Sin Huat Seafood (Geylang, Lorong 35. Tel: 65-6744-9755): When Mr. Seetoh brought Anthony Bourdain here for an episode of “No Reservations,” a food show on the Discover Travel & Living Channel, the celebrity chef had to wait close to one hour just like everybody else. “The owner saves his best dish for last: a Crab Bee Hoon (crab stir-fried with rice vermicelli) because it trumps everything else,” he says.
Siang Hee (89 Zion Rd. Tel: 65-9736-4067): It’s not just the deep-fried pork knuckle – which is first steamed, then air-dried, and finally deep-fried to achieve extra crispiness – that’s delicious. It’s the addictive dipping sauce, made from chili, lime, and apricot jam. “When you put it in your mouth – fireworks,” says Mr. Seetoh.
Joo Hing (360 Joo Chiat Rd. Tel: 65-6345-1503): In traditional Chinese cooking, steamed fish head – usually from cod – is seasoned with a simple douse of soy sauce and ginger strips.
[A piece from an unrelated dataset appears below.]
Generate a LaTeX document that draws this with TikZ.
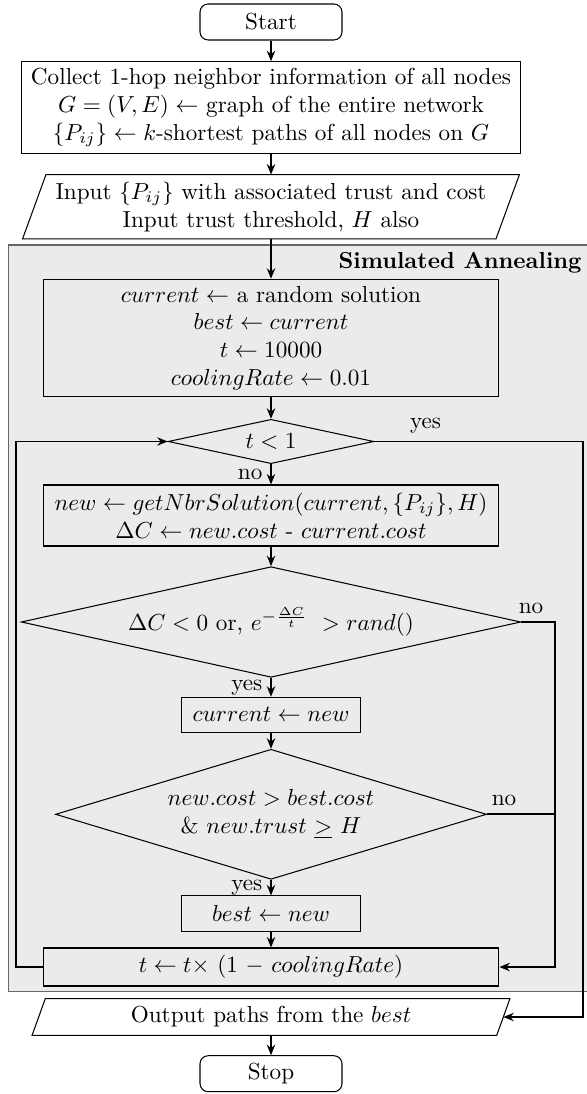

But the folks in this cze char eatery layer on a paste of Chinese miso (fermented beans), ginger, lime, chili and soy sauce. The end product is buried in crispy lard cracklings.
Lai Huat Seafood (72 Horne Rd. Tel: +65-6299-3024): Mr. Seetoh’s choice for the ultimate beer food, the deep-fried pomfret has been a signature of this eatery for over half a century. The fish’s flaky, sweet flesh is perfectly balanced with a layer of sambal (a chili-based sauce), which is smeared over the entire fish. Be wary of the spice level. “You’ll be breathing out of your mouth,” says Mr. Seetoh.